Billionaires and large banks are pulling back on commitments or scaling back pledges. Some generous givers, such as Bear Stearns Cos., Lehman Brothers Holdings Inc. and Merrill Lynch & Co., have folded or been bought. The pain is spreading to other big institutional donors and trickling down to New York’s famously lavish charity-gala scene, which is suffering lower turnouts and fund-raising hauls.

On Monday, the Bill & Melinda Gates Foundation said it would slow the pace of grants next year — a sign that even the titans of philanthropy are rattled by current economic conditions.

Large donors signaling tighter times include David Koch, an executive vice president of Koch Industries Inc., an energy and manufacturing company and the largest private corporation in the U.S.; Sheldon Adelson, the Las Vegas casino mogul; and Maurice “Hank” Greenberg, the former chief executive of American International Group Inc., the large insurer.

The chilled giving atmosphere arrives just ahead of the holiday season, when charities tend to reap the most donations. Lower donation totals threaten a range of organizations, from antipoverty groups to community-based meal providers and major cultural institutions.

In the past, giving has tended to withstand economic turmoil, usually falling just 1%, adjusted for inflation, during recessionary months, said Patrick Rooney, interim director at the Center on Philanthropy at Indiana University. But this time, big market drops are happening at the same time that people typically start planning their end-of-year gifts, Mr. Rooney says.

Mr. Koch, the executive vice president at Koch Industries, of Wichita, Kan., just pledged $100 million to renovate the New York State Theater, which houses opera and ballet performances at Lincoln Center.

But Mr.

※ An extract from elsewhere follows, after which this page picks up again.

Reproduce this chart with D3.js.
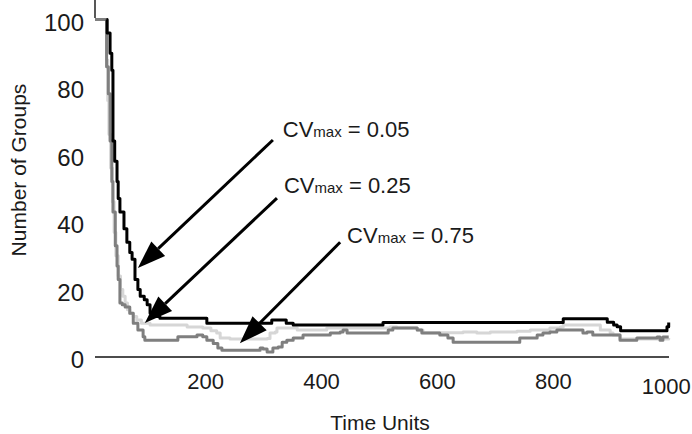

Koch is turning away solicitations for new gifts. That’s because he expects earnings at his company to sink 50% this year amid falling oil prices. “I’m not making any new commitments,” says Mr. Koch, who uses dividends from company stock to make donations.

Mr. Greenberg, the former chief executive of AIG, which nearly collapsed before receiving government assistance, has watched assets in his two foundations plunge in recent months.

Anyone with a foundation whose endowment is heavily invested in AIG stock “is taking a bath,” says Mr. Greenberg, adding that he intends to fulfill current commitments but that gifts would inevitably be fewer and smaller in the months ahead. “You can’t give what you haven’t got.”